Making jobs increasingly scarce and increasingly horrible for those who can get them in the name of helping the “customer” just end up hurting the customer, because in the long run customers and workers are the same people.

Jeff Bezos even told us this. He told us that he was doing it for us. All the paeans to Amazon’s efficiency talk about their “customer-obsessed” culture, how everything comes back to bowing and scraping to please the customer. Whenever they’ve done something egregious like pull down all of a publisher’s books from their catalog, they’ve sent out passive-aggressive emails assuring us they’re doing it for the sake of the customer.

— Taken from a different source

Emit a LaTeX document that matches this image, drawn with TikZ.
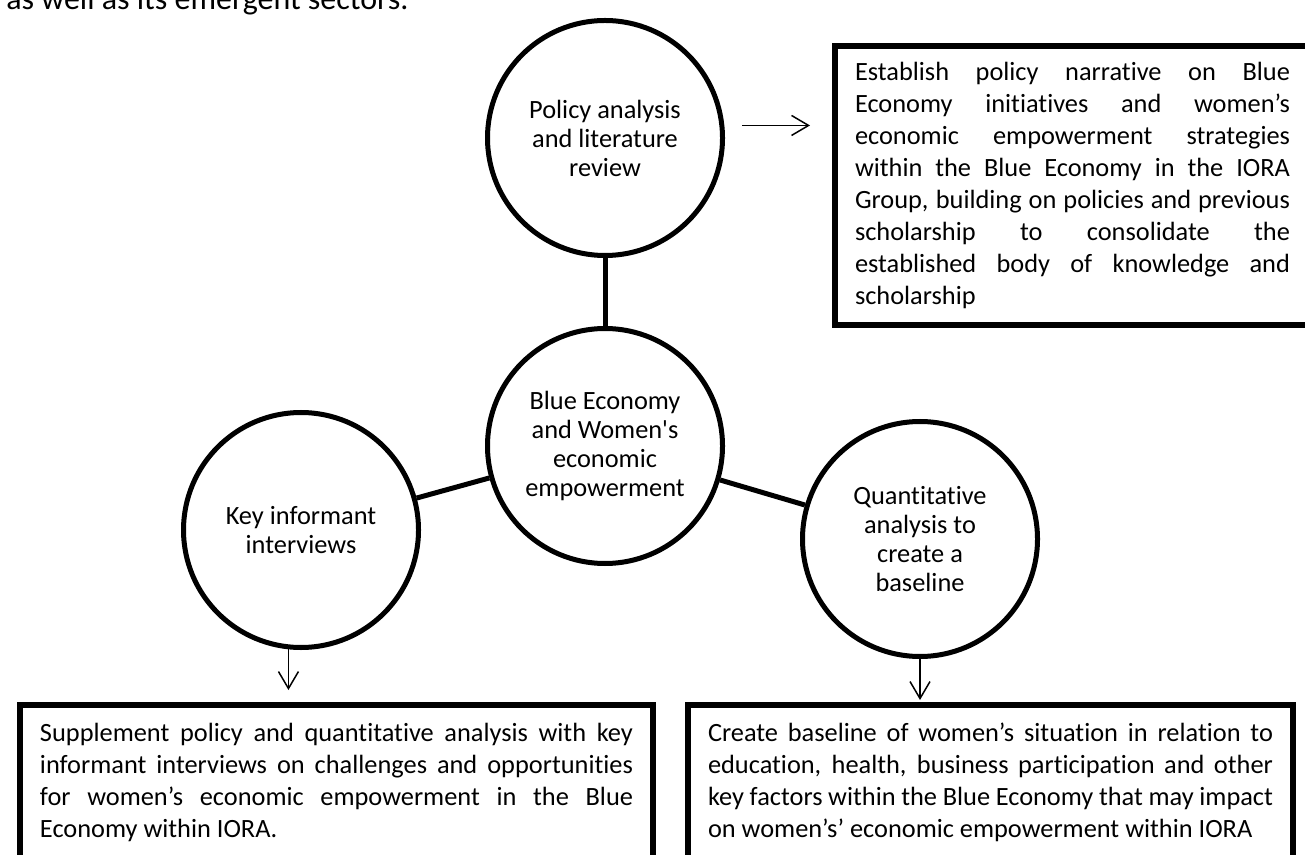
\documentclass[tikz,border=0pt]{standalone}
\usepackage{fontspec}
\setmainfont{Carlito}[Ligatures={TeX,NoCommon}]
\usetikzlibrary{arrows.meta}
\tolerance=9999
\hyphenpenalty=10000
\begin{document}
\begin{tikzpicture}[scale=1,
    circ/.style={draw,circle,line width=0.1cm,minimum size=4.7cm,align=center,font=\fontsize{15}{16.5}\selectfont},
    textbox/.style={draw,anchor=north west,line width=0.12cm,inner xsep=0.4cm,align=justify,font=\fontsize{15}{18.2}\selectfont},
    pointer/.style={line width=0.03cm,-{Straight Barb[length=0.34cm,width=0.4cm]}}]
      \useasboundingbox(0,0)rectangle(26.1,-17.1);
      \clip(0,0)rectangle(26.1,-17.1);
      \node[anchor=base west,inner sep=0,font=\fontsize{18.2}{22}\selectfont](Ttop) at (0.12,-0.2){as well as its emergent sectors.};
      \node[circ](Cpol) at (12.1,-2.76){Policy analysis\\and literature\\review};
      \node[circ](Cblue) at (12.1,-8.92){Blue Economy\\and Women\textquotesingle s\\economic\\empowerment};
      \node[circ](Ckey) at (6.02,-10.6){Key informant\\interviews};
      \node[circ](Cquant) at (18.4,-10.78){Quantitative\\analysis to\\create a\\baseline};
      \foreach \a in {Cpol,Ckey,Cquant}{
        \draw[line width=0.1cm](\a)--(Cblue);
      }
      \node[textbox,text width=8.7cm,minimum height=5.58cm](Bpol) at (16.64,-0.86){Establish policy narrative on Blue\linebreak
        Economy initiatives and women’s\linebreak
        economic empowerment strategies\linebreak
        within the Blue Economy in the IORA\linebreak
        Group, building on policies and previous\linebreak
        scholarship to consolidate the\linebreak
        established body of knowledge and\linebreak
        scholarship};
      \node[textbox,text width=11.86cm,minimum height=3.1cm](Bkey) at (0.34,-14.04){Supplement policy and quantitative analysis with key\linebreak
        informant interviews on challenges and opportunities\linebreak
        for women’s economic empowerment in the Blue\linebreak
        Economy within IORA.};
      \node[textbox,text width=11.3cm,minimum height=3.1cm](Bquant) at (13.7,-14.04){Create baseline of women’s situation in relation to\linebreak
        education, health, business participation and other\linebreak
        key factors within the Blue Economy that may impact\linebreak
        on women’s’ economic empowerment within IORA};
      \draw[pointer,shorten <=0.36cm,shorten >=0.44cm](Cpol.6)--(Cpol.6 -| Bpol.west);
      \draw[pointer,shorten >=0.24cm](Ckey.264)--(Ckey.264 |- Bkey.north);
      \draw[pointer,shorten >=0.04cm](Cquant.south)--(Cquant.south |- Bquant.north);
    \end{tikzpicture}
\end{document}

Well, to quote the head of the National Recovery Administration, General Hugh “Iron Pants” Johnson, “Who is the consumer? Show me a consumer.” You’re only a consumer after you’ve made money working as a producer that you then spend on stuff. Making jobs increasingly scarce and increasingly horrible for those who can get them in the name of helping the “customer” just end up hurting the customer, because in the long run customers and workers are the same people.

(Not all customers, of course. In the end the only customers left standing will be the ones with enough money to start with that they can keep on making money to buy stuff without having to work–say, by owning Amazon stock. Capitalism regresses toward feudalism. To learn more, go actually read that Piketty book everyone bought and pretended to read a year ago.)

That’s in the long run, of course. In the short run it’s only the people in China who are getting screwed, or the people in America who lack college degrees and have to take hourly blue-collar work and therefore don’t count as much as you or me. Maybe it’s people who work retail who get screwed, or those weirdoes who own little corner stores, or, of course, those spoiled and entitled writers whose work doesn’t really count as work and who therefore shouldn’t complain.

But the march of capitalism is inexorable. “Purposeful Darwinism” spreads its way upward. Sooner or later it was going to be the software engineers, the marketing gurus, the supply chain analysts getting screwed. The finely-tuned machine of progress needs fewer and fewer of us to do its work every day, and it can therefore work us harder and harder, with increasingly relentless brutality.

Purposeful Darwinism gets us all in the end. And we were welcoming it with open arms because of how addictive it was to be able to buy more and more stuff at lower and lower prices–until the beast came to our own doorstep, until it was too late.